Although Bryan was a devout Christian and Darrow was an agnostic, the trial was not about religion versus secularism as much as it was about two competing Christian theologies. It pitted the Fundamentalism enshrined in the Butler Act against Modernism. The Fundamentalists believed that every word in the Bible was literally true and that only by interpreting the Bible literally could Christians be faithful. The Modernists believed that in order to understand the meaning of the Bible, modern Christians needed to use all the gifts that God had given them, including science, reason, and historical criticism. The Fundamentalists believed that evolution was incompatible with Christianity. The Modernists believed that understanding how life evolved was not a threat to the meaning of life which they saw in God’s creative spirit.

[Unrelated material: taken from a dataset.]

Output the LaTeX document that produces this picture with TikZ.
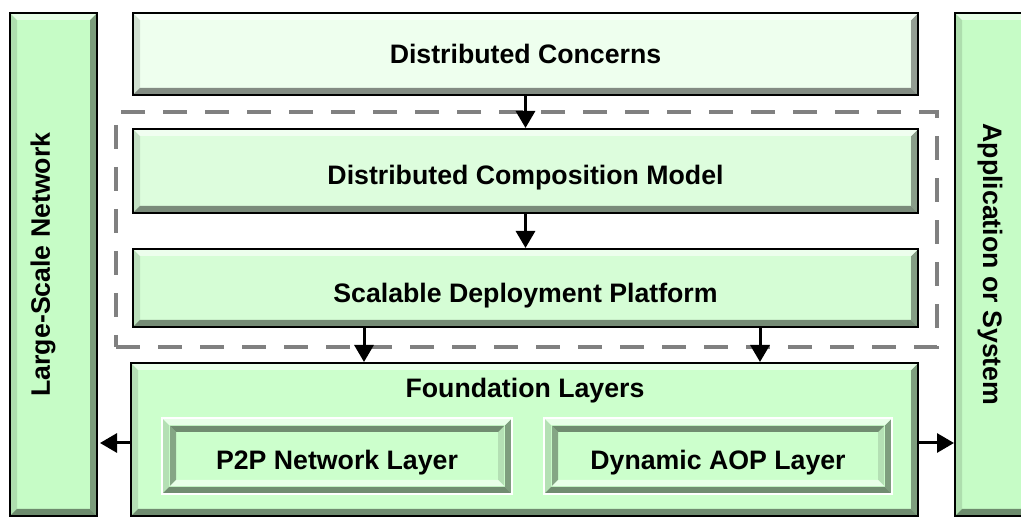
\documentclass[tikz,border=0pt]{standalone}
\usepackage{fontspec}
\setmainfont{Liberation Sans}
\usetikzlibrary{arrows.meta,calc}
\definecolor{cA}{HTML}{EEFFEE}
\definecolor{cB}{HTML}{DDFDDD}
\definecolor{cC}{HTML}{D5FDD5}
\definecolor{cD}{HTML}{CCFFCC}
\definecolor{cE}{HTML}{C6FCC6}
\definecolor{dashc}{HTML}{808080}
\begin{document}
\begin{tikzpicture}[x=1pt,y=-1pt,
  bevw/.store in=\bevw, bevw=7pt,
  bevel/.style n args={5}{rectangle, inner sep=0pt, fill=#1,
    path picture={
      \path (path picture bounding box.north west) coordinate (pa)
            (path picture bounding box.north east) coordinate (pb)
            (path picture bounding box.south east) coordinate (pc)
            (path picture bounding box.south west) coordinate (pd);
      \fill[#3] (pa) -- ([shift={(\bevw,-\bevw)}]pa) -- ([shift={(\bevw,\bevw)}]pd) -- (pd) -- cycle;
      \fill[#4] (pb) -- ([shift={(-\bevw,-\bevw)}]pb) -- ([shift={(-\bevw,\bevw)}]pc) -- (pc) -- cycle;
      \fill[#2] (pa) -- (pb) -- ([shift={(-\bevw,-\bevw)}]pb) -- ([shift={(\bevw,-\bevw)}]pa) -- cycle;
      \fill[#5] (pd) -- (pc) -- ([shift={(-\bevw,\bevw)}]pc) -- ([shift={(\bevw,\bevw)}]pd) -- cycle;
    }},
  raised/.style={bevel={#1}{#1!45!white}{#1!88!black}{#1!62!black}{#1!55!black}},
  sunken/.style={bevel={#1}{#1!55!black}{#1!65!black}{#1!88!black}{#1!45!white}},
  boxline/.style={draw=black, line width=2pt},
  lbl/.style={font=\fontsize{26.7}{30}\selectfont\bfseries, text=black},
  low/.style={text height=#1, text depth=0pt},
  arr/.style={draw=black, line width=3pt, -{Triangle[length=17pt,width=19pt]}},
  grpbox/.style={draw=dashc, line width=4pt, dash pattern=on 24pt off 18pt, rectangle, inner sep=0pt}
]
\useasboundingbox (0,0) rectangle (1021,518);
\clip (0,0) rectangle (1021,518);
\fill[white] (0,0) rectangle (1021,518);

% side boxes
\node[raised=cE, boxline, minimum width=87pt, minimum height=503pt] (L) at (53.5,264.5) {};
\node[lbl, rotate=90] (Ltxt) at (43,264.5) {Large-Scale Network};
\node[raised=cE, boxline, minimum width=87pt, minimum height=503pt] (R) at (998.5,264.5) {};
\node[lbl, rotate=-90] (Rtxt) at (990,264.5) {Application or System};

% dashed group
\node[grpbox, minimum width=821pt, minimum height=235pt] (grp) at (526.5,229.5) {};

% main stack
\node[raised=cA, boxline, lbl, minimum width=785pt, minimum height=82pt] (dc) at (525.5,54) {Distributed Concerns};
\node[raised=cB, boxline, lbl, low=27pt, minimum width=785pt, minimum height=84pt] (dcm) at (525.5,171) {Distributed Composition Model};
\node[raised=cC, boxline, lbl, low=29pt, minimum width=785pt, minimum height=78pt] (sdp) at (525.5,288) {Scalable Deployment Platform};
\node[raised=cD, boxline, minimum width=787pt, minimum height=153pt] (fl) at (524.5,439.5) {};
\node[lbl] (fltxt) at (525,391) {Foundation Layers};

% inner layers
\node[raised=cD, draw=white, line width=1.5pt, minimum width=350pt, minimum height=76pt] (p2p) at (337,456) {};
\node[sunken=cD, bevw=6pt, lbl, low=27pt, minimum width=334pt, minimum height=60pt] (p2pin) at (337,456) {P2P Network Layer};
\node[raised=cD, draw=white, line width=1.5pt, minimum width=348pt, minimum height=76pt] (aop) at (718,456) {};
\node[sunken=cD, bevw=6pt, lbl, low=27pt, minimum width=332pt, minimum height=60pt] (aopin) at (718,456) {Dynamic AOP Layer};

% connectors
\coordinate (xa) at (364,0);
\coordinate (xb) at (760,0);
\coordinate (ya) at (0,443);
\draw[arr] (dc.south) -- (dcm.north);
\draw[arr] (dcm.south) -- (sdp.north);
\draw[arr] (sdp.south -| xa) -- (fl.north -| xa);
\draw[arr] (sdp.south -| xb) -- (fl.north -| xb);
\draw[arr, shorten >=2pt] (fl.west |- ya) -- (L.east |- ya);
\draw[arr] (fl.east |- ya) -- (R.west |- ya);
\end{tikzpicture}
\end{document}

The trial was not about theology versus science. It was about one brand of theology against another. Although Fundamentalism won in the courtroom, it suffered severely in the court of public opinion. In recent years it has become fashionable to ask candidates for President of the United States to renounce the theory of evolution in order to prove that they were “real” Christians and truly believed in the creative power of God. But in the many decades after the Scopes ruling, that question would not have been asked because most Christians outside of a small circle of Fundamentalists thought there was any inherent conflict between science and religion.

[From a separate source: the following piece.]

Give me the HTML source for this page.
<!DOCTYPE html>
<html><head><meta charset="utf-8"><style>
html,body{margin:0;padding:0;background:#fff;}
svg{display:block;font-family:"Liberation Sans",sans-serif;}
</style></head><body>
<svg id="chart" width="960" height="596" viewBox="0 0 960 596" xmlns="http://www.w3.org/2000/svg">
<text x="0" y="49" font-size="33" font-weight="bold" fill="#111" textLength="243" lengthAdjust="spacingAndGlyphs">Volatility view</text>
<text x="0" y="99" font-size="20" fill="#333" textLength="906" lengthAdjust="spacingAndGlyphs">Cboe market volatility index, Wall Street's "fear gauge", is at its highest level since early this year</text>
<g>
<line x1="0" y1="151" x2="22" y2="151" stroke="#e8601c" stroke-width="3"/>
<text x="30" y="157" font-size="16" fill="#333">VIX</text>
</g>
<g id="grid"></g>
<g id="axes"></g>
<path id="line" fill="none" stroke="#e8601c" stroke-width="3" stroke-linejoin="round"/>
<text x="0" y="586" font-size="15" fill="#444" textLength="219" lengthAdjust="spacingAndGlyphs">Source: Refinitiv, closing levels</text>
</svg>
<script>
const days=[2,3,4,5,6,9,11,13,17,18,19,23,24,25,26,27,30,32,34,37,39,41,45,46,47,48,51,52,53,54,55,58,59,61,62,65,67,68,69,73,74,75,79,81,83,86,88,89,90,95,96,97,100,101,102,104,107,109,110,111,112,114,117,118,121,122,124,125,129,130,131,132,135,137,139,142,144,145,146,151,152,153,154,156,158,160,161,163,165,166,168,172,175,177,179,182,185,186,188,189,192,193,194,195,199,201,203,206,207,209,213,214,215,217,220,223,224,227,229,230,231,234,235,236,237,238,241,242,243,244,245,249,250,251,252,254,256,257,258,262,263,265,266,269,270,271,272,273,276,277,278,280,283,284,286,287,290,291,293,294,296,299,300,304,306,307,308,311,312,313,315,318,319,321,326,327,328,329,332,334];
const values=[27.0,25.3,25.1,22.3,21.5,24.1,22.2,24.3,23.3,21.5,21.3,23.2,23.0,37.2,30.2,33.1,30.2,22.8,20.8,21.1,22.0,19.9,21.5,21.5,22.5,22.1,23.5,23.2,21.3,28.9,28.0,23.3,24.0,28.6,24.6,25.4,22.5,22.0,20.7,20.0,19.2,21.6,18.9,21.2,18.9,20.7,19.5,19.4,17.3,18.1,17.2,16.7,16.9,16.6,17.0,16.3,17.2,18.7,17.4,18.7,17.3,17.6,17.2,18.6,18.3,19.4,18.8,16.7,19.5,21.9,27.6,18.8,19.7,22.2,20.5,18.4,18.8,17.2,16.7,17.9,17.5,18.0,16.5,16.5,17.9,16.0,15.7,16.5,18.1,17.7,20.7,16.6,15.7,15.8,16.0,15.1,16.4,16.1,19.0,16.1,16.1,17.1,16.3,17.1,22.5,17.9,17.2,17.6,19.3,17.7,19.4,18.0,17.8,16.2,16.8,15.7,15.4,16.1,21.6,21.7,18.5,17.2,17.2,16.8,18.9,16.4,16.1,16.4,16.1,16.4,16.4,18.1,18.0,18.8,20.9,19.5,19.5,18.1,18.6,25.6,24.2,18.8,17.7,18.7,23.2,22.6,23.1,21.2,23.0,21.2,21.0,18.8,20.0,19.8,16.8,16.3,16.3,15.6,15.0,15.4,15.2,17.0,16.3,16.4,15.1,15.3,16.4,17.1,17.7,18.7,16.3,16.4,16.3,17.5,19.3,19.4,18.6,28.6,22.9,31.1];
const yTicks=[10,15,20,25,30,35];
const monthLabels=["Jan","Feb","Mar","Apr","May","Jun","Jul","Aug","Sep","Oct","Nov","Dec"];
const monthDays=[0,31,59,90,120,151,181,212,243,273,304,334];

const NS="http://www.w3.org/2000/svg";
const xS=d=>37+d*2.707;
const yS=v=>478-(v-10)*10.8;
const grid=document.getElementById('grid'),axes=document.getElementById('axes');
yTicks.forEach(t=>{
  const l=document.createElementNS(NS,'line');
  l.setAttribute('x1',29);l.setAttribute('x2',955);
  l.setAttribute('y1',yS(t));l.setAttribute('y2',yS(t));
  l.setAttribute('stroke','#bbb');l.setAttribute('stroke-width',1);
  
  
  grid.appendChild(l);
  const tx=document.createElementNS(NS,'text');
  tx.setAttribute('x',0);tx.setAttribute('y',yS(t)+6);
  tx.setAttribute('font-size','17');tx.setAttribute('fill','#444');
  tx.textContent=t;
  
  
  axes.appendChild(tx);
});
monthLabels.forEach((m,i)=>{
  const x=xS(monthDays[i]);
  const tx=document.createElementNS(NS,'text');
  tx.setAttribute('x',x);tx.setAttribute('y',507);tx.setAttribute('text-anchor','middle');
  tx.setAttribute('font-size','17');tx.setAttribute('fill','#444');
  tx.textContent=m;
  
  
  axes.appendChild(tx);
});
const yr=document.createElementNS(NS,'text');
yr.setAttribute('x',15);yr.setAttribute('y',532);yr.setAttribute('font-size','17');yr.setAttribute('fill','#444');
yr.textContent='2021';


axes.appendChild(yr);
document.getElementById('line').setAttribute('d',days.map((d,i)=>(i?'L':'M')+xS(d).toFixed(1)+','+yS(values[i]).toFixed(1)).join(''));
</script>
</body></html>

The verdict was overturned by the Tennessee State Supreme Court, which called the case bizarre and encouraged the Attorney General to avoid pursuing similar cases in the future. Writing for the majority, Chief Justice Grafton Green made an interesting observation about the relationship of evolutionary science and religious belief:
“We are not able to see how the prohibition of teaching the theory that man has descended from a lower order of animals gives preference to any religious establishment or mode of worship. So far as we know, there is no religious establishment or organized body that has in its creed or confession of faith any article denying or affirming such a theory. So far as we know, the denial or affirmation of such a theory does not enter into any recognized mode of worship. Since this cause has been pending in this court, we have been favored, in addition to briefs of counsel and various amici curiae, with a multitude of resolutions, addresses, and communications from scientific bodies, religious factions, and individuals giving us the benefit of their views upon the theory of evolution.
“Examination of these contributions indicates that Protestants, Catholics, and Jews are divided among themselves in their beliefs, and that there is no unanimity among the members of any religious establishment as to this subject. Belief or unbelief in the theory of evolution is no more a characteristic of any religious establishment or mode of worship than is belief or unbelief in the wisdom of the prohibition laws. It would appear that members of the same churches quite generally disagree as to these things.”